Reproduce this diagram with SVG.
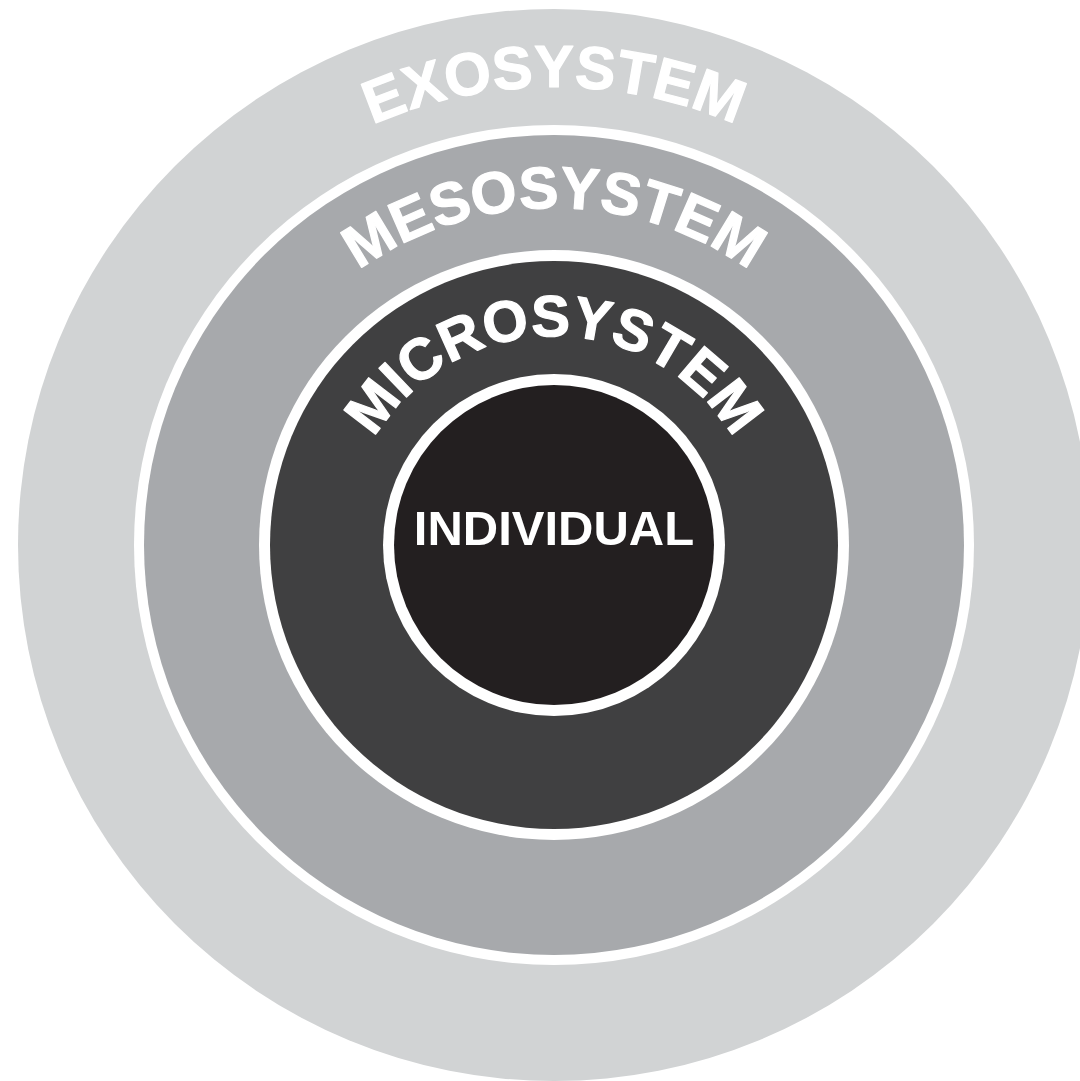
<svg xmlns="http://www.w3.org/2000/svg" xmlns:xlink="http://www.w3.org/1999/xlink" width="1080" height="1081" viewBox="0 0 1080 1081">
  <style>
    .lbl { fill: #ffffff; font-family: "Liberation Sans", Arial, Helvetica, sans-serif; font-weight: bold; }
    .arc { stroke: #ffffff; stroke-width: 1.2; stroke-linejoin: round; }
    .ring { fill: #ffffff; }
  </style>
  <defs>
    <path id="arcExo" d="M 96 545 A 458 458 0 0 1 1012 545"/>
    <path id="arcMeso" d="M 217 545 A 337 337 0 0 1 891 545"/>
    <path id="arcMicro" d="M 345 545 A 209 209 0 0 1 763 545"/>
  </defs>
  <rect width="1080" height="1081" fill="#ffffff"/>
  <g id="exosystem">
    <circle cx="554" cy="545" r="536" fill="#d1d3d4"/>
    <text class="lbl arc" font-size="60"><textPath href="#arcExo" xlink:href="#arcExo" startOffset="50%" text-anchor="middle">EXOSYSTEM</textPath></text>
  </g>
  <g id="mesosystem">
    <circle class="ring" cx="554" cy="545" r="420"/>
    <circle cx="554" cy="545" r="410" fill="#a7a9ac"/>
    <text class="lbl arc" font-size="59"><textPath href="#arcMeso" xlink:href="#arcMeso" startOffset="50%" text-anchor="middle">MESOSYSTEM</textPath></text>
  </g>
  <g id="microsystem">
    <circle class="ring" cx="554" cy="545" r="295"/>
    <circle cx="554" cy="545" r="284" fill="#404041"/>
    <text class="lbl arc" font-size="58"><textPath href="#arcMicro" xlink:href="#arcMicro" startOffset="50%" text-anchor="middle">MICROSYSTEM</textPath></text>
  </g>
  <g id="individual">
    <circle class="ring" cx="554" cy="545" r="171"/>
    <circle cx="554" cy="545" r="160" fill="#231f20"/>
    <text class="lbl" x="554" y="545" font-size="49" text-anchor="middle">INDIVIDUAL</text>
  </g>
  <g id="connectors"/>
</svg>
· · · · · · ·
• REQUIRED WORK:
Copy out each line exactly, without the pictures.

• PROBLEM SOLUTION:
Reproduce this diagram with SVG.
<svg xmlns="http://www.w3.org/2000/svg" xmlns:xlink="http://www.w3.org/1999/xlink" width="1080" height="1081" viewBox="0 0 1080 1081">
  <style>
    .lbl { fill: #ffffff; font-family: "Liberation Sans", Arial, Helvetica, sans-serif; font-weight: bold; }
    .arc { stroke: #ffffff; stroke-width: 1.2; stroke-linejoin: round; }
    .ring { fill: #ffffff; }
  </style>
  <defs>
    <path id="arcExo" d="M 96 545 A 458 458 0 0 1 1012 545"/>
    <path id="arcMeso" d="M 217 545 A 337 337 0 0 1 891 545"/>
    <path id="arcMicro" d="M 345 545 A 209 209 0 0 1 763 545"/>
  </defs>
  <rect width="1080" height="1081" fill="#ffffff"/>
  <g id="exosystem">
    <circle cx="554" cy="545" r="536" fill="#d1d3d4"/>
    <text class="lbl arc" font-size="60"><textPath href="#arcExo" xlink:href="#arcExo" startOffset="50%" text-anchor="middle">EXOSYSTEM</textPath></text>
  </g>
  <g id="mesosystem">
    <circle class="ring" cx="554" cy="545" r="420"/>
    <circle cx="554" cy="545" r="410" fill="#a7a9ac"/>
    <text class="lbl arc" font-size="59"><textPath href="#arcMeso" xlink:href="#arcMeso" startOffset="50%" text-anchor="middle">MESOSYSTEM</textPath></text>
  </g>
  <g id="microsystem">
    <circle class="ring" cx="554" cy="545" r="295"/>
    <circle cx="554" cy="545" r="284" fill="#404041"/>
    <text class="lbl arc" font-size="58"><textPath href="#arcMicro" xlink:href="#arcMicro" startOffset="50%" text-anchor="middle">MICROSYSTEM</textPath></text>
  </g>
  <g id="individual">
    <circle class="ring" cx="554" cy="545" r="171"/>
    <circle cx="554" cy="545" r="160" fill="#231f20"/>
    <text class="lbl" x="554" y="545" font-size="49" text-anchor="middle">INDIVIDUAL</text>
  </g>
  <g id="connectors"/>
</svg>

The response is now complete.